# New Holland 7740 Low pressure fuel pump



## Ky blue tractor (Aug 9, 2018)

My low pressure fuel pump stopped working. Ordered a new one and received a substitute pump from CNH. The new pump came with proper brass fittings and instructions to install. Pump Works great but it’s about 1 1/2” taller and now air filter canister won’t mount over it. Why would they have a substitute pump that doesn’t allow for the air filter to mount back?


----------



## RC Wells (Dec 26, 2008)

Mistake on the part of someone. Number 11 in the following diagram should be the correct low pressure pump.

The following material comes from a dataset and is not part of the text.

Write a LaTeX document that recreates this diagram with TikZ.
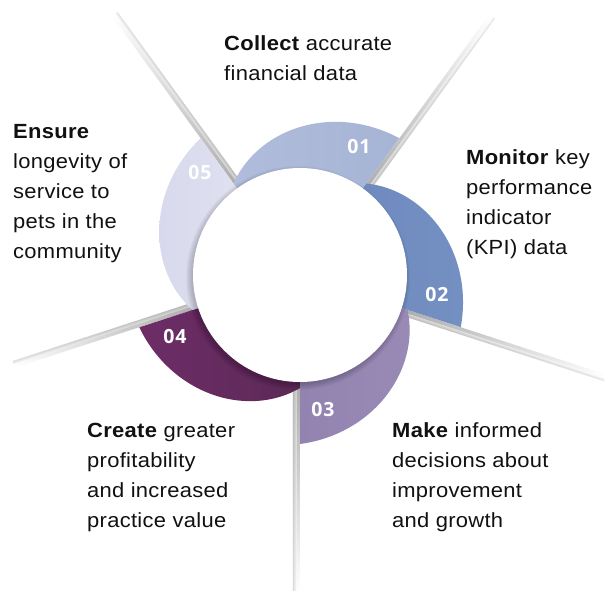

Recently changed one on a Ford 7740 Same tractor) and it fit perfectly. https://partstore.agriculture.newholland.com/us/parts-search.html#epc::mr51977ar493477


----------



## Ky blue tractor (Aug 9, 2018)

I ordered part number 81875030 and they said it had a substitute part number 87615018. I just checked your web sight and it says the same thing?


----------



## Ky blue tractor (Aug 9, 2018)




----------



## Ky blue tractor (Aug 9, 2018)




----------



## Ky blue tractor (Aug 9, 2018)

RC Wells said:


> Mistake on the part of someone. Number 11 in the following diagram should be the correct low pressure pump. Recently changed one on a Ford 7740 Same tractor) and it fit perfectly. https://partstore.agriculture.newholland.com/us/parts-search.html#epc::mr51977ar493477


----------



## Ky blue tractor (Aug 9, 2018)

Same diagram I ordered from when you order part number 81876030 it’s replaced by 87615018.


----------



## RC Wells (Dec 26, 2008)

I would grease up my boots and start kicking until they got you the correct part. Manager discussion time!


----------